* _RECORDS SUPPLIED_:
_ _ _ _ _ _ _

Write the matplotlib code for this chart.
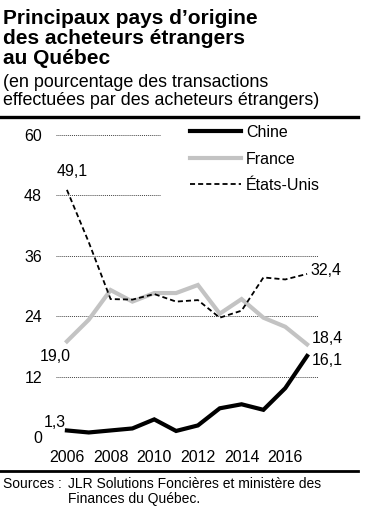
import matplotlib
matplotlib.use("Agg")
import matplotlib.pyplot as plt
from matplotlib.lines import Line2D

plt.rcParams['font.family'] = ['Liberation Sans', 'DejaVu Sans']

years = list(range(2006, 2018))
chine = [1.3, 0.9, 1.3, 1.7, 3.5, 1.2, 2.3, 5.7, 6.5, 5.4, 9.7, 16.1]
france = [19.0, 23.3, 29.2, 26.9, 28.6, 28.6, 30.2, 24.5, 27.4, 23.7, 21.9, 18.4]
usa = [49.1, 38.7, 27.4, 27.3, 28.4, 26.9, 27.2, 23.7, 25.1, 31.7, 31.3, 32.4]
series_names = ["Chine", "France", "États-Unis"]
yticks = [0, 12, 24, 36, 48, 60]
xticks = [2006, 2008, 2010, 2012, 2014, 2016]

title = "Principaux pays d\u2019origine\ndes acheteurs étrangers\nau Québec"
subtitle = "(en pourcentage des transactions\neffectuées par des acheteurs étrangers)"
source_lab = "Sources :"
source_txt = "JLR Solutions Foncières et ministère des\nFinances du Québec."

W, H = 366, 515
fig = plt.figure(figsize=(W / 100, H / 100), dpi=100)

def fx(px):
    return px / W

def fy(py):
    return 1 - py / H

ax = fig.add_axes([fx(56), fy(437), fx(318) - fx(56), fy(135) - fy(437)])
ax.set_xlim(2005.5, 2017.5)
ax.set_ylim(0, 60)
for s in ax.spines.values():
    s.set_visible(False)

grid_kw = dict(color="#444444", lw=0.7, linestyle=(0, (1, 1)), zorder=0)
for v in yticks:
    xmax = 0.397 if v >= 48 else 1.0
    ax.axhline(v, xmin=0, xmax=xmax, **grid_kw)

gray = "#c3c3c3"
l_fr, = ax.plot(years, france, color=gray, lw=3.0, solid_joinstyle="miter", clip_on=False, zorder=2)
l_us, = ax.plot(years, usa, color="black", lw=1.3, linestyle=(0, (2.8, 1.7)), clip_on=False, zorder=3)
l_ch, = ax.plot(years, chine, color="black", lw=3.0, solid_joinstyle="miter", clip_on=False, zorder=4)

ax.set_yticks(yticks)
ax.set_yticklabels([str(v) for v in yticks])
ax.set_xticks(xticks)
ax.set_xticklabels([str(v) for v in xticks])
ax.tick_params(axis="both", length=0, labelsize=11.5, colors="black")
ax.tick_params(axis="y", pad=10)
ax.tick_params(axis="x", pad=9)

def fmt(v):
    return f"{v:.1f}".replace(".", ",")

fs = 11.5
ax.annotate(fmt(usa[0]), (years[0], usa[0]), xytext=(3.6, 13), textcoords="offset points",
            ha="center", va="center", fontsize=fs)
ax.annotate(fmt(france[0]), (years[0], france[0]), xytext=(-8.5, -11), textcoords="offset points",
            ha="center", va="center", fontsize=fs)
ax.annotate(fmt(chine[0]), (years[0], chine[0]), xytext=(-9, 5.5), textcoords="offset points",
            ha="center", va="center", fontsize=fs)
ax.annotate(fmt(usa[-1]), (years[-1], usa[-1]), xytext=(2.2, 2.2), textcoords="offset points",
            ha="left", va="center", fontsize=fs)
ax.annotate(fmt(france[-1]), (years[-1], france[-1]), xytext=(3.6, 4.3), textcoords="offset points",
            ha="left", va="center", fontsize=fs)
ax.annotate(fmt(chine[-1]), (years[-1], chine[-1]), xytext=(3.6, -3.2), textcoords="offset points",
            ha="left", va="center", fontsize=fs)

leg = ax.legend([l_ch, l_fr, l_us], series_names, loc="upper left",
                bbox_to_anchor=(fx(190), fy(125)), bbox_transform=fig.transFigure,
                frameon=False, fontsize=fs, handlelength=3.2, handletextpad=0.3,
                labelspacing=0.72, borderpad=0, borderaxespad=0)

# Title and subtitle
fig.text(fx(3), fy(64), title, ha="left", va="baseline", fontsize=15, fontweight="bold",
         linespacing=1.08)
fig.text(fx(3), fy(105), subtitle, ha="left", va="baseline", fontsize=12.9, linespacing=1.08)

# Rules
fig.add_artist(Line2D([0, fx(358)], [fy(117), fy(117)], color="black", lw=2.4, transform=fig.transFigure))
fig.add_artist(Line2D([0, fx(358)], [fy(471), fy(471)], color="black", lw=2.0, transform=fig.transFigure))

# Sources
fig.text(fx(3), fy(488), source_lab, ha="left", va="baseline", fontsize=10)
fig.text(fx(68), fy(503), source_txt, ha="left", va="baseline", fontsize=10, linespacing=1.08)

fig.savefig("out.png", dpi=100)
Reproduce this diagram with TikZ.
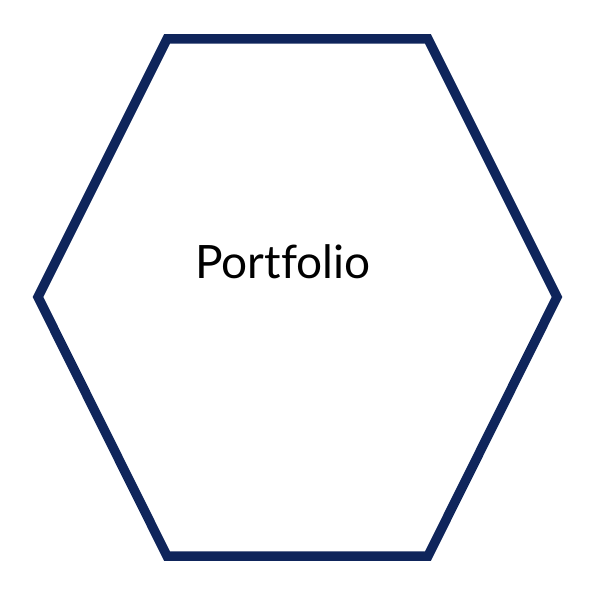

_ _ _ _ _ _ _

* _THE REQUEST_: Leaving out the pictures, repeat the data above exactly.

* _TASK RESULT_:
Write the matplotlib code for this chart.
import matplotlib
matplotlib.use("Agg")
import matplotlib.pyplot as plt
from matplotlib.lines import Line2D

plt.rcParams['font.family'] = ['Liberation Sans', 'DejaVu Sans']

years = list(range(2006, 2018))
chine = [1.3, 0.9, 1.3, 1.7, 3.5, 1.2, 2.3, 5.7, 6.5, 5.4, 9.7, 16.1]
france = [19.0, 23.3, 29.2, 26.9, 28.6, 28.6, 30.2, 24.5, 27.4, 23.7, 21.9, 18.4]
usa = [49.1, 38.7, 27.4, 27.3, 28.4, 26.9, 27.2, 23.7, 25.1, 31.7, 31.3, 32.4]
series_names = ["Chine", "France", "États-Unis"]
yticks = [0, 12, 24, 36, 48, 60]
xticks = [2006, 2008, 2010, 2012, 2014, 2016]

title = "Principaux pays d\u2019origine\ndes acheteurs étrangers\nau Québec"
subtitle = "(en pourcentage des transactions\neffectuées par des acheteurs étrangers)"
source_lab = "Sources :"
source_txt = "JLR Solutions Foncières et ministère des\nFinances du Québec."

W, H = 366, 515
fig = plt.figure(figsize=(W / 100, H / 100), dpi=100)

def fx(px):
    return px / W

def fy(py):
    return 1 - py / H

ax = fig.add_axes([fx(56), fy(437), fx(318) - fx(56), fy(135) - fy(437)])
ax.set_xlim(2005.5, 2017.5)
ax.set_ylim(0, 60)
for s in ax.spines.values():
    s.set_visible(False)

grid_kw = dict(color="#444444", lw=0.7, linestyle=(0, (1, 1)), zorder=0)
for v in yticks:
    xmax = 0.397 if v >= 48 else 1.0
    ax.axhline(v, xmin=0, xmax=xmax, **grid_kw)

gray = "#c3c3c3"
l_fr, = ax.plot(years, france, color=gray, lw=3.0, solid_joinstyle="miter", clip_on=False, zorder=2)
l_us, = ax.plot(years, usa, color="black", lw=1.3, linestyle=(0, (2.8, 1.7)), clip_on=False, zorder=3)
l_ch, = ax.plot(years, chine, color="black", lw=3.0, solid_joinstyle="miter", clip_on=False, zorder=4)

ax.set_yticks(yticks)
ax.set_yticklabels([str(v) for v in yticks])
ax.set_xticks(xticks)
ax.set_xticklabels([str(v) for v in xticks])
ax.tick_params(axis="both", length=0, labelsize=11.5, colors="black")
ax.tick_params(axis="y", pad=10)
ax.tick_params(axis="x", pad=9)

def fmt(v):
    return f"{v:.1f}".replace(".", ",")

fs = 11.5
ax.annotate(fmt(usa[0]), (years[0], usa[0]), xytext=(3.6, 13), textcoords="offset points",
            ha="center", va="center", fontsize=fs)
ax.annotate(fmt(france[0]), (years[0], france[0]), xytext=(-8.5, -11), textcoords="offset points",
            ha="center", va="center", fontsize=fs)
ax.annotate(fmt(chine[0]), (years[0], chine[0]), xytext=(-9, 5.5), textcoords="offset points",
            ha="center", va="center", fontsize=fs)
ax.annotate(fmt(usa[-1]), (years[-1], usa[-1]), xytext=(2.2, 2.2), textcoords="offset points",
            ha="left", va="center", fontsize=fs)
ax.annotate(fmt(france[-1]), (years[-1], france[-1]), xytext=(3.6, 4.3), textcoords="offset points",
            ha="left", va="center", fontsize=fs)
ax.annotate(fmt(chine[-1]), (years[-1], chine[-1]), xytext=(3.6, -3.2), textcoords="offset points",
            ha="left", va="center", fontsize=fs)

leg = ax.legend([l_ch, l_fr, l_us], series_names, loc="upper left",
                bbox_to_anchor=(fx(190), fy(125)), bbox_transform=fig.transFigure,
                frameon=False, fontsize=fs, handlelength=3.2, handletextpad=0.3,
                labelspacing=0.72, borderpad=0, borderaxespad=0)

# Title and subtitle
fig.text(fx(3), fy(64), title, ha="left", va="baseline", fontsize=15, fontweight="bold",
         linespacing=1.08)
fig.text(fx(3), fy(105), subtitle, ha="left", va="baseline", fontsize=12.9, linespacing=1.08)

# Rules
fig.add_artist(Line2D([0, fx(358)], [fy(117), fy(117)], color="black", lw=2.4, transform=fig.transFigure))
fig.add_artist(Line2D([0, fx(358)], [fy(471), fy(471)], color="black", lw=2.0, transform=fig.transFigure))

# Sources
fig.text(fx(3), fy(488), source_lab, ha="left", va="baseline", fontsize=10)
fig.text(fx(68), fy(503), source_txt, ha="left", va="baseline", fontsize=10, linespacing=1.08)

fig.savefig("out.png", dpi=100)
Reproduce this diagram with TikZ.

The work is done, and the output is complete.